– Но королева, моя супруга, всех провела под предлогом болезни, которую она будто бы должна лечить водами Спа. А испанцы, да будет вам известно, народ недалекий, ходят словно на ходулях, и шея у них не гнется, как и их высоченные крахмальные воротники; поэтому они ничего не видят, что делается на земле. Так вот, не успели испанцы сообразить, о чем говорит королева, как ее величество взбунтовала всю страну. Правда, дон Хуан Австрийский спохватился и тут же поспешил выдворить ее из своих владений. А им еще накануне вечером был устроен бал в ее честь. И тут уж ничего не поделаешь – родной брат, король Франции, выдал ее испанцам из страха перед доном Филиппом.
Присутствующие ответили негодующим смехом, раздалось несколько проклятий. Генрих же, стиснув зубы, задумчиво добавил:
– Ничего! По крайней мере во время этой поездки моя Марго чувствовала себя ужасно важной дамой, пока ее не выгнали. Золоченые кареты и бархатные носилки, в них сидит всемилостивейшая королева, и повсюду ее с восхищением встречают белокурые люди. И сама она в восхищении. Вообще-то, ей не очень сладко живется, моей бедной Марго, в такой семейке. Ей следовало бы ко мне приехать. Здесь она мне нужна. К сожалению, ее брат – король запрещает ей жить с гугенотом.
Последние слова он сказал очень громко: Генрих заметил, что среди всеобщего шума только один человек внимательно на него смотрит – и это его дипломат.
– Как ни печально, господин де Морней, но король Франции ненавидит свою сестру и не разрешает ей видеться с нами.
В ответ Морней заметил, что ее величество королева Наваррская после своей неудачной поездки во Фландрию, наверно, ничего так страстно не желает, как встречи со своим супругом. Это все Лига восстанавливает царственного брата против его сестры. Герцог Гиз…
– Давайте выйдем, – предложил Генрих и первым покинул комнату.
Они быстро, как любил Генрих, прошлись по коридору – туда, обратно. Посол, прибывший из-под Парижа, сообщил о последних убийствах в замке Лувр. Гиз держит короля в непрестанном страхе и трепете. И король все чаще уезжает в монастырь, его гонит туда не только ужас перед потусторонним миром. Помимо собственной смерти, он боится, что его дом вымрет, ибо королева до сих пор не подарила ему сына.

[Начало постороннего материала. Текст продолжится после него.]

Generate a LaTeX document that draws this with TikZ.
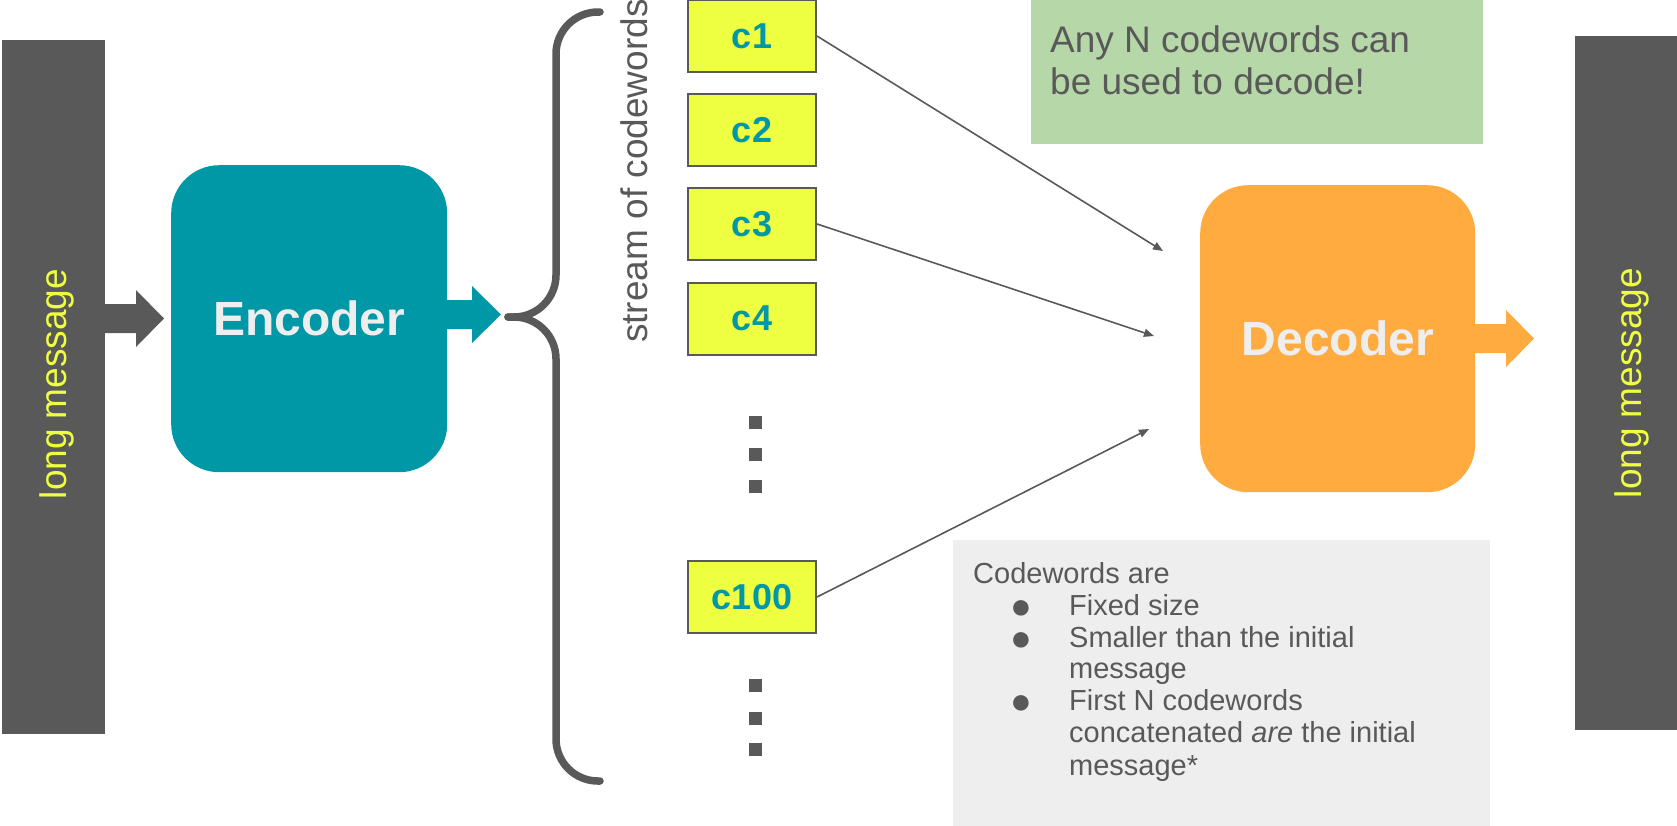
\documentclass[tikz,border=0pt]{standalone}
\usepackage{fontspec}
\setmainfont{Liberation Sans}
\usetikzlibrary{arrows.meta}
\definecolor{dg}{HTML}{595959}
\definecolor{tealc}{HTML}{0097A7}
\definecolor{yel}{HTML}{EEFF41}
\definecolor{orng}{HTML}{FFAB40}
\definecolor{grn}{HTML}{B6D7A8}
\definecolor{lg}{HTML}{EEEEEE}
\begin{document}
\begin{tikzpicture}[x=1pt,y=-1pt,
  bar/.style={fill=dg, draw=none, anchor=north west, inner sep=0pt},
  cw/.style={draw=dg, line width=2pt, fill=yel, minimum width=128pt, minimum height=72pt, inner sep=0pt, font=\fontsize{36}{40}\selectfont\bfseries, text=tealc},
  conn/.style={draw=dg, line width=1.6pt, -{Triangle[length=10pt,width=8pt]}},
  sqdot/.style={fill=dg, draw=none, minimum size=13pt, inner sep=0pt},
  bigbox/.style={rounded corners=48pt, minimum width=276pt, minimum height=307pt, anchor=north west, inner sep=0pt, text=lg, font=\fontsize{48}{52}\selectfont\bfseries},
  msg/.style={rotate=90, anchor=base, inner sep=0pt, text=yel, font=\fontsize{37}{42}\selectfont},
  gtxt/.style={anchor=base west, inner sep=0pt, text=dg, font=\fontsize{37}{42}\selectfont},
  ltxt/.style={anchor=base west, inner sep=0pt, text=dg, font=\fontsize{29}{32}\selectfont},
  bul/.style={anchor=base, inner sep=0pt, text=dg, font=\fontsize{36}{38}\selectfont},
  brace/.style={draw=dg, line width=7.5pt, line cap=round, line join=round}
]
\useasboundingbox (0,0) rectangle (1677,825);

% side bars
\node[bar, minimum width=103pt, minimum height=694pt] (lbar) at (2,40) {};
\node[bar, minimum width=102pt, minimum height=694pt] (rbar) at (1575,36) {};
\node[msg] (lmsg) at (66,384) {long message};
\node[msg] (rmsg) at (1641,383) {long message};

% encoder / decoder
\node[bigbox, fill=tealc] (enc) at (171,165) {Encoder};
\node[bigbox, fill=orng, minimum width=275pt] (dec) at (1200,185) {Decoder};

% block arrows
\fill[dg] (105,304) -- (136,304) -- (136,290) -- (164,318.5) -- (136,347) -- (136,333) -- (105,333) -- cycle;
\fill[tealc] (447,300) -- (472,300) -- (472,286) -- (501,314.5) -- (472,343) -- (472,329) -- (447,329) -- cycle;
\fill[orng] (1475,324) -- (1506,324) -- (1506,310) -- (1534,338.5) -- (1506,367) -- (1506,353) -- (1475,353) -- cycle;

% brace
\draw[brace, rounded corners=42pt] (600,12) -- (556,12) -- (556,317) -- (508,317);
\draw[brace, rounded corners=42pt] (508,317) -- (556,317) -- (556,781) -- (600,781);
\node[rotate=90, anchor=base west, inner sep=0pt, text=dg, font=\fontsize{37}{42}\selectfont] (stream) at (647,343) {stream of codewords};

% codewords
\node[cw] (c1) at (752,36) {c1};
\node[cw] (c2) at (752,130) {c2};
\node[cw] (c3) at (752,224) {c3};
\node[cw] (c4) at (752,318.5) {c4};
\node[cw] (c100) at (752,597) {c100};

% dots
\node[sqdot] (d1) at (755.5,422.5) {};
\node[sqdot] (d2) at (755.5,454.5) {};
\node[sqdot] (d3) at (755.5,486.5) {};
\node[sqdot] (d4) at (755.5,685.5) {};
\node[sqdot] (d5) at (755.5,718.5) {};
\node[sqdot] (d6) at (755.5,749.5) {};

% connectors
\coordinate (t1) at (1163,251);
\coordinate (t3) at (1154,336);
\coordinate (t100) at (1149,429);
\draw[conn] (c1.east) -- (t1);
\draw[conn] (c3.east) -- (t3);
\draw[conn] (c100.east) -- (t100);

% green note
\node[fill=grn, anchor=north west, minimum width=452pt, minimum height=144pt, inner sep=0pt] (green) at (1031,0) {};
\node[gtxt] (g1) at (1050,52) {Any N codewords can};
\node[gtxt] (g2) at (1050,94) {be used to decode!};

% gray note
\node[fill=lg, anchor=north west, minimum width=537pt, minimum height=290pt, inner sep=0pt] (gbox) at (953,540) {};
\node[ltxt] (l0) at (973,583) {Codewords are};
\node[bul] (b1) at (1021,618) {●};
\node[ltxt] (l1) at (1069,615) {Fixed size};
\node[bul] (b2) at (1021,650) {●};
\node[ltxt] (l2) at (1069,647) {Smaller than the initial};
\node[ltxt] (l3) at (1069,678) {message};
\node[bul] (b3) at (1021,713) {●};
\node[ltxt] (l4) at (1069,710) {First N codewords};
\node[ltxt] (l5) at (1069,742) {concatenated \textit{are} the initial};
\node[ltxt] (l6) at (1069,775) {message*};
\end{tikzpicture}
\end{document}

– И никогда не подарит, – быстро вставил Генрих. – У Валуа больше не будет сыновей. – Он умолчал о том, от кого узнал это наверняка: от своей матери Жанны. Морней посмотрел на него и сказал себе, что Господь Бог правильно сделал, приведя его к этому государю. И в то же мгновение он прозрел окончательно и понял, кто такой Генрих: вовсе не мельник из Барбасты, и не бабник, и не командир двухсот вооруженных солдат, но будущий король, вполне сознающий себя избранником. Он надел на себя личину, оттого что мудр, да и подождать может – молодость длится долго. Но Генрих никогда не забывал о своем предназначении. И когда Генрих открыл теперь Морнею свое сердце, Морней низко склонился перед своим государем. Слова уже были не нужны, они поняли друг друга. Генрих только указал ему легким движением руки на парк «Ла-Гаренн», где им скоро предстояло встретиться без свидетелей.
Им помешали. Два старых друга Генриха – д’Обинье и дю Барта – воспользовались своим правом в любую минуту прерывать беседу своего короля. Они бросились бегом через двор, стремительно поднялись по лестнице и сейчас же заговорили, перебивая друг друга. Правда, новость, которую они сообщили, стоила того. Маркиз де Вийяр смещен. После неудавшегося нападения на замок губернатора наместник попал в немилость, и король Франции назначил на его место маршала Бирона, который действительно все сделал, чтобы это заслужить. Особенно Агриппа уверял, что так оно и есть. Полный радостных надежд, расхваливал он нового наместника, который будто бы из одного душевного благородства употребил все свое влияние при дворе, чтобы сместить своего угрюмого предшественника. Дю Барта, у которого был совсем другой темперамент, ждал, что, напротив, новый наместник окажется еще вреднее. Когда члены тайного совета узнали об этой замене, они тоже разделились на два лагеря.